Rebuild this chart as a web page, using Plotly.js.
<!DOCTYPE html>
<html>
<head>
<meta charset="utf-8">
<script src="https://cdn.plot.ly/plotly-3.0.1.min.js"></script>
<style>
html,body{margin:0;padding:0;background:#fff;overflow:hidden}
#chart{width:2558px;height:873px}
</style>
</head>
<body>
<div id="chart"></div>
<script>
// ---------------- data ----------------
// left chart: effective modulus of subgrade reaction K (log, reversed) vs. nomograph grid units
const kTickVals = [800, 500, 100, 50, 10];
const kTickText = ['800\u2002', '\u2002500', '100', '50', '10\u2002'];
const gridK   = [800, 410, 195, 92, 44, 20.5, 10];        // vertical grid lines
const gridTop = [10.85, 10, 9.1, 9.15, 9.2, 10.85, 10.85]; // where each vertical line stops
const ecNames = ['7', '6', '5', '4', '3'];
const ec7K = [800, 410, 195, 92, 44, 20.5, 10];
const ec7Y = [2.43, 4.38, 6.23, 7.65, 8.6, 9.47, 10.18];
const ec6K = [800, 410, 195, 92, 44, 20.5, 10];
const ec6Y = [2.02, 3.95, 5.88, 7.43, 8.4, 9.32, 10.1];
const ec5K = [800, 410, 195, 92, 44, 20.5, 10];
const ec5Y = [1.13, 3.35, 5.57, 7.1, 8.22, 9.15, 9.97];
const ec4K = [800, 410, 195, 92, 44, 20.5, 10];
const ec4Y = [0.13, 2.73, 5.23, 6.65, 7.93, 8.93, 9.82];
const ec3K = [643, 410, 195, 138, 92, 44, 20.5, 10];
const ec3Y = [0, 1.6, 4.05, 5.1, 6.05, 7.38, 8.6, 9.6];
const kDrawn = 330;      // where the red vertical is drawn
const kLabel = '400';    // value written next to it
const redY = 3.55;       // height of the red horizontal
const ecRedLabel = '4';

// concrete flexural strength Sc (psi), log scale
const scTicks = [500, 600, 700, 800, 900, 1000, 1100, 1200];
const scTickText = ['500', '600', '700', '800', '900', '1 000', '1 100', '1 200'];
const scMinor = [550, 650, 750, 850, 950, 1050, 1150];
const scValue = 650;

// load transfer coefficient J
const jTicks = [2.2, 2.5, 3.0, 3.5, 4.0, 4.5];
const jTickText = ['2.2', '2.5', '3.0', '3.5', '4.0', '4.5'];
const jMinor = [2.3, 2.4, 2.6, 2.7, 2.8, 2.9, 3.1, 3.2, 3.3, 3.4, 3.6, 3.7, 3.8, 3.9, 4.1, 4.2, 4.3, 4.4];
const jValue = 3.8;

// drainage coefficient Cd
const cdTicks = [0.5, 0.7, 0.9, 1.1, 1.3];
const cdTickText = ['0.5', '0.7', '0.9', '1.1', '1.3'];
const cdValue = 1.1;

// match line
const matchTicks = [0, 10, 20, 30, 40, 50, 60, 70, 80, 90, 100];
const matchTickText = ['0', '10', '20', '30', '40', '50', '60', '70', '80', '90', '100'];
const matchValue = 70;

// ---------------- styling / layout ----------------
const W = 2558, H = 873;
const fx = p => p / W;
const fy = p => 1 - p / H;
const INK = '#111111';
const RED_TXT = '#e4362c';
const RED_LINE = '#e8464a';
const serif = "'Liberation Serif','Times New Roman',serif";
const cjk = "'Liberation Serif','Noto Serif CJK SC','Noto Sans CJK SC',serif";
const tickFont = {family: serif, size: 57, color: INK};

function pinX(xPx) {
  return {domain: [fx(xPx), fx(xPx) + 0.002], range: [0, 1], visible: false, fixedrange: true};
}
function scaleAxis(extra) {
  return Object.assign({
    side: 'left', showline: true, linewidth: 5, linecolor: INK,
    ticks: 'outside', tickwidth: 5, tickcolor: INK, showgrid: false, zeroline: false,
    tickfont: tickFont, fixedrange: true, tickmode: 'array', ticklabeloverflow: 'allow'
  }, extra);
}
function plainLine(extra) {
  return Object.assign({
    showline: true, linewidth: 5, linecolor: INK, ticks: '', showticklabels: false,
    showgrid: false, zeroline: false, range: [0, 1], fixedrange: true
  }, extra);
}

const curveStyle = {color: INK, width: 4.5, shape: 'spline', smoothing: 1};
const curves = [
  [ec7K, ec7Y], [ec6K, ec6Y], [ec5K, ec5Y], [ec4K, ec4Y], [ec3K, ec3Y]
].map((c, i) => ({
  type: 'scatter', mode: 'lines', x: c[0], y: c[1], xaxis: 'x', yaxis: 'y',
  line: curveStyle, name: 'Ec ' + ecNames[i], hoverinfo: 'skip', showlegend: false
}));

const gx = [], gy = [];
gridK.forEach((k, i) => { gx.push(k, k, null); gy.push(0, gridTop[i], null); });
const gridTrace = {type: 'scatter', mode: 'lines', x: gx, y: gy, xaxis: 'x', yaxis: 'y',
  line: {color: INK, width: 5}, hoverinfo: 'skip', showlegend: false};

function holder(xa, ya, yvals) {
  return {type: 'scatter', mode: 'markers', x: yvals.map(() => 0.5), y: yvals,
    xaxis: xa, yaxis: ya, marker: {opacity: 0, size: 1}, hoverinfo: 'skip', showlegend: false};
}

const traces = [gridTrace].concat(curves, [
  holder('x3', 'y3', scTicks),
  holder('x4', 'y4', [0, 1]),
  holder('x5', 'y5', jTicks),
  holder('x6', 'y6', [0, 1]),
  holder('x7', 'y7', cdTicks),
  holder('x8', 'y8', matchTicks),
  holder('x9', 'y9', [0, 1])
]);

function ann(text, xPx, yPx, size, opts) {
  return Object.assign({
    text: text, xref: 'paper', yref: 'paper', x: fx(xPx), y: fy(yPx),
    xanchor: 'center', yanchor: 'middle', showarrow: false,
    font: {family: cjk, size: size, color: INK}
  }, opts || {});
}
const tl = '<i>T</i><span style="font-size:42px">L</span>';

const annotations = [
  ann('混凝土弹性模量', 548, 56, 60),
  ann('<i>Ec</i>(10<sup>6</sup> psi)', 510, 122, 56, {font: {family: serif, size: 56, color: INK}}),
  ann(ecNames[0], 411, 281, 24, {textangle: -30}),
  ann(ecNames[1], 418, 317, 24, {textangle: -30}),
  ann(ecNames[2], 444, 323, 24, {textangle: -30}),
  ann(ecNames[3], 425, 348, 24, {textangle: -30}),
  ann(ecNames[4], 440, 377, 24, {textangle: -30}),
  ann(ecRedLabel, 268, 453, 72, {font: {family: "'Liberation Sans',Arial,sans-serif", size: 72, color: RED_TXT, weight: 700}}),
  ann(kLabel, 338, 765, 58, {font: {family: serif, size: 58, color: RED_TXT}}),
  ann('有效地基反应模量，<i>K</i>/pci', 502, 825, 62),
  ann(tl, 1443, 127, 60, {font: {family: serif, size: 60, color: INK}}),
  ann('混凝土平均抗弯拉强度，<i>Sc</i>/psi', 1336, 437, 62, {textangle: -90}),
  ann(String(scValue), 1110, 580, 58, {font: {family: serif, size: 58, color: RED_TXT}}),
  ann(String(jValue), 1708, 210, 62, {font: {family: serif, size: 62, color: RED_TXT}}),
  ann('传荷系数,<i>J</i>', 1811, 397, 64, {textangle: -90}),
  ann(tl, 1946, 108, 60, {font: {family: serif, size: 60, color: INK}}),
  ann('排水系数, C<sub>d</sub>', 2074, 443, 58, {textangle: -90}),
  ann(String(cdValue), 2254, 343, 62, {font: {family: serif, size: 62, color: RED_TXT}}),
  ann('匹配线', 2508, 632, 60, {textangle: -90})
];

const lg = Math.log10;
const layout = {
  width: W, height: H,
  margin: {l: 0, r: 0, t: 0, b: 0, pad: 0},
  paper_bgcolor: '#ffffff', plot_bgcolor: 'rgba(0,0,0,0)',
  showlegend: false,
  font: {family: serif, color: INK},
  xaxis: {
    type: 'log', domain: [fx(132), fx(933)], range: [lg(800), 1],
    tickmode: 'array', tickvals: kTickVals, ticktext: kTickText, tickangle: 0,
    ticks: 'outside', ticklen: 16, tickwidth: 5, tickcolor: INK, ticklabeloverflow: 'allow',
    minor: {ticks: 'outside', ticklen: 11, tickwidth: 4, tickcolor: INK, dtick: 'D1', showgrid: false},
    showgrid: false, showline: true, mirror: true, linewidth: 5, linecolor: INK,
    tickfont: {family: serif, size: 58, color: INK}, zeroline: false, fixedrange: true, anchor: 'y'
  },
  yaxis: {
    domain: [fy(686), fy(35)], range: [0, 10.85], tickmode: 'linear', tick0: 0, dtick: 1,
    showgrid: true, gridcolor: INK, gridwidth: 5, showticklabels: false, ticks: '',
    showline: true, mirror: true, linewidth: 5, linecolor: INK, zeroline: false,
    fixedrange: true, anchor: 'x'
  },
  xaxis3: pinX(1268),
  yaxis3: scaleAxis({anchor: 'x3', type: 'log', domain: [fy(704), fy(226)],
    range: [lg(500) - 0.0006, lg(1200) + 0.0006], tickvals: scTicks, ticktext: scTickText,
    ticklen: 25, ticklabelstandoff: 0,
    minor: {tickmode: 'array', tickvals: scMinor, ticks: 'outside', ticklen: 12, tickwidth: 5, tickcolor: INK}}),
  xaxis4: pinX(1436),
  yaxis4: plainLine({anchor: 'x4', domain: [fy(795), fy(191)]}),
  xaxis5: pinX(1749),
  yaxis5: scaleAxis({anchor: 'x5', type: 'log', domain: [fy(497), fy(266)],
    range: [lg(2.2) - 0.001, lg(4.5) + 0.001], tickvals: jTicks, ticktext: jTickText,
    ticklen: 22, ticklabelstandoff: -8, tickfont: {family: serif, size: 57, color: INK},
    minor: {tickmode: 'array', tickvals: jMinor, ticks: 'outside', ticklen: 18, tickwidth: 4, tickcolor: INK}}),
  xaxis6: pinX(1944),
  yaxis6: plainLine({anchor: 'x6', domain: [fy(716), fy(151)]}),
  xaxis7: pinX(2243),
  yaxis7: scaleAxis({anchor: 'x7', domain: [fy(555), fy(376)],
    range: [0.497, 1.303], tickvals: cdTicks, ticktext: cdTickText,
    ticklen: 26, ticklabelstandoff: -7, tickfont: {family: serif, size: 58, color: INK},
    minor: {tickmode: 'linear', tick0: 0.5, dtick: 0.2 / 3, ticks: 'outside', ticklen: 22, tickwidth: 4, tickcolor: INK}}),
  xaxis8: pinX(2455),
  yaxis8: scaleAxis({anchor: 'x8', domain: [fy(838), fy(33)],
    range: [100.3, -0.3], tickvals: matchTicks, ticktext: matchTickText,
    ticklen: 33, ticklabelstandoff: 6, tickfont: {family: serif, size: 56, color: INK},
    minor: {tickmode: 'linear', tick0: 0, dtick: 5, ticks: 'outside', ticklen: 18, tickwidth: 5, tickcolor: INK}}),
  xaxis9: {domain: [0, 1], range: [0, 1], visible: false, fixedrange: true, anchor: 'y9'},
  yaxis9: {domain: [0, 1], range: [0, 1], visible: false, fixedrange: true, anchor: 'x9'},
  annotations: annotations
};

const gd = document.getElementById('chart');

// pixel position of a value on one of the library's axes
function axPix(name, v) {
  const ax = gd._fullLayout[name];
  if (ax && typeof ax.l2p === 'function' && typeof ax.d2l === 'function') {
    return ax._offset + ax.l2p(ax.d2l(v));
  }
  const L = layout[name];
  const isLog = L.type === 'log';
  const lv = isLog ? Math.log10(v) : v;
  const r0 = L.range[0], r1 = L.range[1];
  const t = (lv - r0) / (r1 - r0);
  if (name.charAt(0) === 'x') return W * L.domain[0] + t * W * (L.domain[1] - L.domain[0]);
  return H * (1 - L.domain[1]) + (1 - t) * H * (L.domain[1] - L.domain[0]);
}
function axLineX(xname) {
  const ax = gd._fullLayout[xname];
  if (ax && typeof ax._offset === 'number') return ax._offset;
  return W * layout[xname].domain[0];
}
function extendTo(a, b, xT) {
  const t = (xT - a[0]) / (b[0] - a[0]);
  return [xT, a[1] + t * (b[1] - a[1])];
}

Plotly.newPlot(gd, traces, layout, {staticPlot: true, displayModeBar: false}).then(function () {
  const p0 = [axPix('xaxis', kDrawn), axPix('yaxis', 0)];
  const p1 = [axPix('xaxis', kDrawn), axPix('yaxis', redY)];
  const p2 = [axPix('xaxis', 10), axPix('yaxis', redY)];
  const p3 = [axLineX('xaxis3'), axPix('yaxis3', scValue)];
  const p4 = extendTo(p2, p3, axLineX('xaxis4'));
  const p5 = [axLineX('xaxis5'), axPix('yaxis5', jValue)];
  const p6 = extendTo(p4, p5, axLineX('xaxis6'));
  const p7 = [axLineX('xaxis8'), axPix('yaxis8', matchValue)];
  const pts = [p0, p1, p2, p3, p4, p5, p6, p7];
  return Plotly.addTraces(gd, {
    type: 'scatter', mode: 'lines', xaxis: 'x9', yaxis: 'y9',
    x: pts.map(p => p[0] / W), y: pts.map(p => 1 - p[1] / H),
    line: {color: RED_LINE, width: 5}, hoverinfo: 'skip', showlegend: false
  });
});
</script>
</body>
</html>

######

» **Problem**:
What is the number of lines above that contain the string "chart"? Answer with the number alone.

» **Final answer**:
5